Why is it important to insert the column in to the middle of the table? Column order should not matter at all. I mean.... when you display data to a user (in a report) or export data to a file, or anything else I can think of, you should be specifying the column names to use. When done this way, it doesn't matter what the column order is, so it would not matter that the new column is inserted at the "end" of the table.

-George

"The great things about standards is that there are so many to choose from." - Fortune Cookie Wisdom
 
Thanks, I know and believe me, I tried to explain this to my boss but he has a real obsession with keeping things in order. I try to explain it to him and even though it will probably mean a whole Saturday of work for me, he wants it this way!

 
We probably have enough space for database growth but not the extra 17 gig of log file.

It's usually not a good idea to put the data files on the same drive as the log files. So... how about you toss in another drive, put the log file on this new drive, and then add your new column?

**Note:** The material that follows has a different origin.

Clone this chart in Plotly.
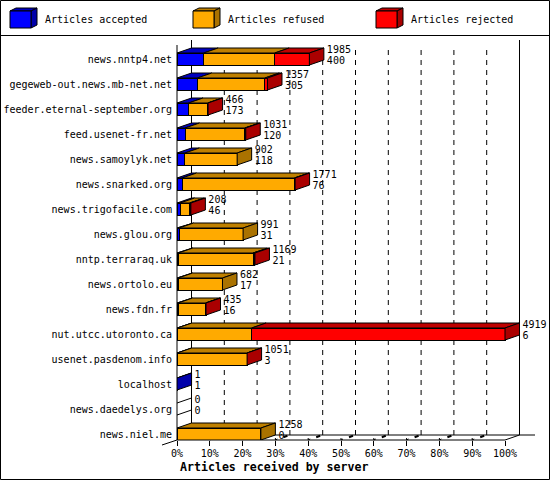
import plotly.graph_objects as go

servers = ["news.nntp4.net", "gegeweb-out.news.mb-net.net", "feeder.eternal-september.org",
           "feed.usenet-fr.net", "news.samoylyk.net", "news.snarked.org", "news.trigofacile.com",
           "news.glou.org", "nntp.terraraq.uk", "news.ortolo.eu", "news.fdn.fr",
           "nut.utcc.utoronto.ca", "usenet.pasdenom.info", "localhost", "news.daedelys.org",
           "news.niel.me"]
accepted = [400, 305, 173, 120, 118, 76, 46, 31, 21, 17, 16, 6, 3, 1, 0, 0]
refused = [1065, 1012, 288, 896, 784, 1685, 143, 960, 1119, 665, 413, 1113, 1047, 0, 0, 1258]
rejected = [520, 40, 5, 15, 0, 10, 19, 0, 29, 0, 6, 3800, 1, 0, 0, 0]
totals = [1985, 1357, 466, 1031, 902, 1771, 208, 991, 1169, 682, 435, 4919, 1051, 1, 0, 1258]
percent_ticks = [0, 10, 20, 30, 40, 50, 60, 70, 80, 90, 100]
legend_names = ["Articles accepted", "Articles refused", "Articles rejected"]

WIDTH, HEIGHT = 550, 480
LEFT, TOP, BOTTOM = 177, 36, 440
FONT = "DejaVu Sans Mono"
COLORS = ["#0000ff", "#ffaa00", "#ff0000"]
TOP_COLORS = ["#0000bf", "#bf8000", "#bf0000"]
SIDE_COLORS = ["#0000aa", "#aa7200", "#aa0000"]

# one bar row is 25px tall, 100% is 328px wide
max_count = max(totals)
per_px = max_count / 328
row_px = 25
half_bar = 6 / row_px
depth_px = 14.5
depth_x = depth_px * per_px
depth_y = 5 / row_px
rows = list(range(len(servers)))
tick_counts = [max_count * p / 100 for p in percent_ticks]


def paper_x(px):
    return (px - LEFT) / (WIDTH - LEFT)


def paper_y(py):
    return (BOTTOM - py) / (BOTTOM - TOP)


def line(x0, y0, x1, y1, width=1, **kw):
    return dict(type="line", xref="paper", yref="paper", x0=paper_x(x0), y0=paper_y(y0),
                x1=paper_x(x1), y1=paper_y(y1), line=dict(color="black", width=width), **kw)


def face_trace(xs, ys, color):
    return go.Scatter(x=xs, y=ys, mode="lines", fill="toself", fillcolor=color,
                      line=dict(color="black", width=1), hoverinfo="skip", showlegend=False)


fig = go.Figure()

# front faces
for name, values, color in zip(legend_names, [accepted, refused, rejected], COLORS):
    fig.add_trace(go.Bar(x=values, y=rows, orientation="h", width=2 * half_bar, name=name,
                         marker=dict(color=color, line=dict(color="black", width=1)), showlegend=False))

# top faces, one for each stacked segment
starts = [0] * len(rows)
for values, color in zip([accepted, refused, rejected], TOP_COLORS):
    xs, ys = [], []
    for r, v in enumerate(values):
        if v > 0:
            x0, x1, y = starts[r], starts[r] + v, r - half_bar
            xs += [x0, x0 + depth_x, x1 + depth_x, x1, x0, None]
            ys += [y, y - depth_y, y - depth_y, y, y, None]
        starts[r] += v
    fig.add_trace(face_trace(xs, ys, color))

# side faces take the colour of the last segment in the row
for i, color in enumerate(SIDE_COLORS + ["white"]):
    xs, ys = [], []
    for r in rows:
        segs = [accepted[r], refused[r], rejected[r]]
        last = max([k for k in range(3) if segs[k] > 0], default=3)
        if last == i:
            x, y0, y1 = totals[r], r - half_bar, r + half_bar
            xs += [x, x + depth_x, x + depth_x, x, x, None]
            ys += [y1, y1 - depth_y, y0 - depth_y, y0, y1, None]
    fig.add_trace(face_trace(xs, ys, color))

# value labels at the end of each bar
label_x = [t + depth_x + 3 * per_px for t in totals]
for texts, dy in [(totals, -9 / row_px), (accepted, 2 / row_px)]:
    fig.add_trace(go.Scatter(x=label_x, y=[r + dy for r in rows], mode="text", text=[str(t) for t in texts],
                             textposition="middle right", textfont=dict(family=FONT, size=10, color="black"),
                             hoverinfo="skip", showlegend=False, cliponaxis=False))

shapes = []
# dashed grid on the back wall
for c in tick_counts[1:-1]:
    shapes.append(dict(type="line", xref="x", yref="paper", x0=c + depth_x, x1=c + depth_x,
                       y0=paper_y(50), y1=paper_y(435), layer="below",
                       line=dict(color="black", width=1, dash="5px,5px")))
# floor marks: a stub at the tick and a short heavy piece further back
for c in tick_counts[1:-1]:
    fx = LEFT + c / per_px
    shapes.append(line(fx, 438, fx, 440, layer="below"))
    shapes.append(line(fx, 440, fx + 2, 439, layer="below"))
    shapes.append(line(fx + 8, 437.2, fx + 12, 435.8, width=2, layer="below"))

back = LEFT + depth_px
shapes += [
    line(0.5, 0.5, 549.5, 0.5), line(0.5, 479.5, 549.5, 479.5),
    line(0.5, 0.5, 0.5, 479.5), line(549.5, 0.5, 549.5, 479.5),
    line(0, 35.5, 550, 35.5),
    line(LEFT, 45, LEFT, 440, layer="below"),
    line(back, 40, back, 435, layer="below"),
    line(back + 328, 40, back + 328, 435, layer="below"),
    line(back, 435, 535, 435, layer="below"),
    line(LEFT, 440, LEFT + 328, 440),
    line(LEFT + 328, 440, back + 328, 435),
    line(LEFT - 15, 445, LEFT, 440),
]

# legend cubes
annotations = []
for name, x, c_front, c_top, c_side in zip(legend_names, [10, 193, 376], COLORS, TOP_COLORS, SIDE_COLORS):
    x1, y0, y1, dx, dy = x + 21, 11, 28, 6, 3
    faces = [
        ([(x, y0), (x + dx, y0 - dy), (x1 + dx, y0 - dy), (x1, y0)], c_top),
        ([(x1, y0), (x1 + dx, y0 - dy), (x1 + dx, y1 - dy), (x1, y1)], c_side),
        ([(x, y0), (x1, y0), (x1, y1), (x, y1)], c_front),
    ]
    for pts, fill in faces:
        path = "M " + " L ".join(f"{paper_x(a)} {paper_y(b)}" for a, b in pts) + " Z"
        shapes.append(dict(type="path", xref="paper", yref="paper", path=path, fillcolor=fill,
                           line=dict(color="black", width=1)))
    annotations.append(dict(text=name, xref="paper", yref="paper", x=paper_x(x + 33), y=paper_y(20),
                            xanchor="left", yanchor="middle", showarrow=False,
                            font=dict(family=FONT, size=10, color="black")))

annotations.append(dict(text="<b>Articles received by server</b>", xref="paper", yref="paper",
                        x=paper_x(274), y=paper_y(467), xanchor="center", yanchor="middle", showarrow=False,
                        font=dict(family=FONT, size=11.6, color="black")))

fig.update_layout(
    width=WIDTH, height=HEIGHT,
    margin=dict(l=LEFT, r=0, t=TOP, b=HEIGHT - BOTTOM, pad=0),
    barmode="stack",
    paper_bgcolor="white", plot_bgcolor="white",
    shapes=shapes, annotations=annotations,
    xaxis=dict(range=[0, (WIDTH - LEFT) * per_px], tickvals=tick_counts, ticktext=[f"{p}%" for p in percent_ticks],
               showgrid=False, zeroline=False, showline=False, ticks="outside", ticklen=5, tickcolor="black",
               ticklabelstandoff=-1, tickfont=dict(family=FONT, size=10, color="black")),
    yaxis=dict(range=[(BOTTOM - 59) / row_px, (TOP - 59) / row_px], tickvals=rows, ticktext=servers,
               showgrid=False, zeroline=False, showline=False, ticks="", ticklabelstandoff=4,
               tickfont=dict(family=FONT, size=10, color="black")),
)

# the page keeps the browser's default 8px body margin otherwise
fig.write_html("out.html", config=dict(displayModeBar=False),
               post_script="document.body.style.margin='0';document.body.style.overflow='hidden';")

When your data and log files are on separate drives, you will be better performance, and drives are cheap anyway. Ya know?

-George

"The great things about standards is that there are so many to choose from." - Fortune Cookie Wisdom
 
Thanks, I actually think the log files for the 2 databases on drive with less space might be on another drive so might not be a problem because should have enough space for the the database growth if that is true. Our older history databases from previous years might have trans logs on same drive but these are read only and don't get updated.

Thanks again, Joe
 
Why is it important to insert the column in to the middle of the table? Column order should not matter at all. I mean.... when you display data to a user (in a report) or export data to a file, or anything else I can think of, you should be specifying the column names to use. When done this way, it doesn't matter what the column order is, so it would not matter that the new column is inserted at the "end" of the table.

George, I agree with you in most cases. However, there are times when I do see the need for column order to be important. We worked on a large project last year wherein the specs changed very regularly. Because of multiple synchronization paths, we have a set of several metadata columns at the end of the table. To me, it just looked too goofy to have meaningful columns, a handful of row metadata columns followed by more meaningful columns. The reasoning was more administrative than reporting.

It was a painful process to alter the table, but well worth it to create a series of scripts to script out the table DDL, alter the DDL, back up the data into a temporary spot, and then refill the new table from the old table.
 
RiverGuy,
From a programmer point of view, the order of the columns SHOULD NOT matter.
DBA's troubles is other point of view (Hey, that's what they are paid for, to have troubles) :)
And because a programmer very soon becomes DBA I agree with you :)

Borislav Borissov
VFP9 SP2, SQL Server 2000/2005.
 
joejack,
I have done this and in my opinion, it's quicker if you create a new table with the new column, and insert from the original into the new using a stored proc that loops on a date, inserting a day at a time.

This commits each set on the day and the log will only grow by the day's amount of space, and then--and I'm not fully sure of your actual situation so this may not make sense--you delete that day from the original table.

So each day loop in the cursor you're loading to the new and deleting from the old for that day only.